On Friday last week, a three-judge panel of the U.S. Circuit Court of Appeals for the District of Columbia unanimously agreed to overturn a ruling from November 2021 taken by a federal judge, which struck the gaming compact between the Seminoles and the Sunshine State. This is a big win for the tribe because it will allow the Seminoles to relaunch its online sports betting operations through its Hard Rock Sportsbook app.
In November 2021, Governor Ron DeSantis and the Seminole tribe signed a 30-year gaming compact, approved by the House and the Senate. Under the gaming compact, the Seminoles were given exclusive rights to conduct online sports betting. To avoid amending the constitution, the gaming compact allowed the tribe to use the so-called “hub-and-spoke” system, according to which sports wagers could be placed from anywhere in the state on condition the bet is processed on servers located in Seminole land.
The gaming compact prompted two Florida operators to file a lawsuit against the deal, claiming it violated federal laws. Only three weeks later, U.S. District Judge Dabney Friedrich struck the deal, explaining that it was improperly approved. She said that the agreement, indeed, violated federal laws because it would allow the tribe to offer gambling services outside its land. Friedrich added that this would have a negative effect on pari-mutuel operations.

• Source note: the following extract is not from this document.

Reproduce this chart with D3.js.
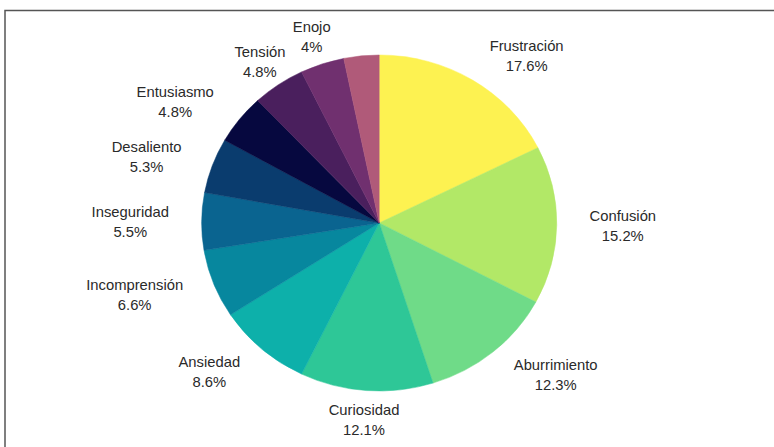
<!DOCTYPE html>
<html>
<head>
<meta charset="utf-8">
<script src="https://cdn.jsdelivr.net/npm/d3@7"></script>
<style>
    html, body { margin: 0; padding: 0; background: #fff; }
    svg { display: block; }
    .lbl { font-family: "Liberation Sans", Arial, sans-serif; font-size: 14px; fill: #2a2a2a; }
</style>
</head>
<body>
<svg id="chart" width="774" height="447"></svg>
<script>
// emotions, clockwise from 12 o'clock; the last slice has no label in the source
var emotions = ["Frustración", "Confusión", "Aburrimiento", "Curiosidad", "Ansiedad",
    "Incomprensión", "Inseguridad", "Desaliento", "Entusiasmo", "Tensión", "Enojo", ""];
var percents = [17.6, 15.2, 12.3, 12.1, 8.6, 6.6, 5.5, 5.3, 4.8, 4.8, 4, 3.2];
var sliceColors = ["#fdf251", "#b2e867", "#6fdb88", "#2ec797", "#0db0aa", "#07879e",
    "#0a6490", "#0a3c6e", "#06083f", "#4a1f5d", "#70306f", "#b05a79"];

var W = 774, H = 447;
var cx = 379.2, cy = 223;
var radius = 168;
var stretch = 1.057;          // source picture is a bit wider than tall
var labelRx = 199, labelRy = 177;
var lineH = 20;

var svg = d3.select("#chart");

// frame (only top and left edges are visible in the picture)
svg.append("path")
    .attr("d", "M5,447 L5,10.5 L" + W + ",10.5")
    .attr("fill", "none")
    .attr("stroke", "#555")
    .attr("stroke-width", 1.5);

var rows = emotions.map(function(name, i) {
    return {name: name, value: percents[i], color: sliceColors[i]};
});

var pie = d3.pie()
    .sort(null)
    .value(function(d) { return d.value; });

var arc = d3.arc()
    .innerRadius(0)
    .outerRadius(radius);

var g = svg.append("g")
    .attr("transform", "translate(" + cx + "," + cy + ") scale(" + stretch + ",1)");

var arcs = pie(rows);

g.selectAll("path.slice")
    .data(arcs)
    .enter()
    .append("path")
    .classed("slice", true)
    .attr("d", arc)
    .attr("fill", function(d) { return d.data.color; })
    .attr("stroke", function(d) { return d.data.color; })
    .attr("stroke-width", 0.5);

// labels: two-line box placed just outside the pie
var labels = g.selectAll("text.lbl")
    .data(arcs.filter(function(d) { return d.data.name !== ""; }))
    .enter()
    .append("text")
    .classed("lbl", true)
    .attr("text-anchor", "middle");

labels.append("tspan").classed("l1", true).text(function(d) { return d.data.name; });
labels.append("tspan").classed("l2", true).text(function(d) { return d.data.value + "%"; });

labels.each(function(d) {
    var t = d3.select(this);
    var w = Math.max(t.select("tspan.l1").node().getComputedTextLength(),
                     t.select("tspan.l2").node().getComputedTextLength());
    var a = (d.startAngle + d.endAngle) / 2;
    var s = Math.sin(a), c = Math.cos(a);
    var px = s * labelRx, py = -c * labelRy;
    var h = lineH * 2;

    // horizontal: snap to side; vertical: slide with the angle
    var left = s > 0.5 ? px : (s < -0.6 ? px - w : px - w / 2);
    var mid = left + w / 2;
    var centerY = py - c * h / 2;

    var base = centerY - lineH / 2 + 6;
    t.select("tspan.l1").attr("x", mid).attr("y", base);
    t.select("tspan.l2").attr("x", mid).attr("y", base + lineH);
});
</script>
</body>
</html>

The U.S. District Judge also overturned other parts of the compact and found that U.S. Interior Secretary Deb Haaland made a mistake by approving the deal, which became effective in the summer of 2021. The authority responsible for supervising tribal gambling is the Department of the Interior.
Why the Court Reversed the November 2021 Decision?
But on Friday last week, the U.S. Circuit Court of Appeals for the District of Columbia sided with the department and overturned Friedrich’s decision. In a 24-page opinion written by Judge Robert Wilkins and supported by Judges Karen Henderson and J. Michelle Childs, it was explained that Friedrich mistakenly threw out the sports betting compact, also known as IGRA.
Wilkins wrote that a gambling compact can allow a tribe to offer gambling services on its land. But a gaming compact is an agreement between the tribe and the state, and thus, it does not prohibit the two parties from negotiating other issues, such as activities outside reservation boundaries.
Wilkins, however, noted that state courts must decide whether or not Florida’s residents can place a bet outside Indian lands and if the Seminoles’ gaming compact with the state violates a Florida constitutional amendment from 2018, also known as Amendment 3. Under this amendment, proposed gambling expansions in Florida must be approved by voters. The appellate panel also noted that the ruling upholds Haaland’s decision to allow the gaming compact to become effective and that the deal is not against federal laws.
When the Seminoles are Expected to Relaunch Sports Betting Operations?
A spokesperson for Gov. Ron DeSantis said that the state would continue working with the tribe in order to ensure the success of the agreement, which would generate nearly $20 billion in revenues. In a statement issued on Friday, the Seminoles said that they were satisfied with the court’s decision, which would benefit not only the tribe but also the state and its residents. However, it did not become clear whether the tribe would relaunch its sports betting app immediately and if the pari-mutuel businesses would bring the case to the full appellate court or the U.S. Supreme Court.
Under the gaming compact signed in 2021, the Seminole Tribe would have exclusive rights over the sports betting market in the state. Besides, it would allow the tribe to establish three casinos on Indian land in Broward County and offer craps and roulette at its gambling venues. In return, the tribe would pay the state at least $2.5 billion over the first five years of the compact and billions of dollars throughout the rest of the 30-year period.
Hamish Hume, an attorney representing the pari-mutuels, said that the court rightfully ruled that the gaming compact did not allow the tribe to offer gambling outside Indian land but still ruled in favor of the tribe. In an email, Hume said that the pari-mutuel businesses in the state would examine their options and determine what further steps they could take.
The ruling was heavily criticized by some attorneys, who explained that IGRA violated the 2018 amendment. Daniel Wallach, an attorney who specializes in gambling law, called the ruling “an outlier” and said that it would catch the attention of the U.S. Supreme Court.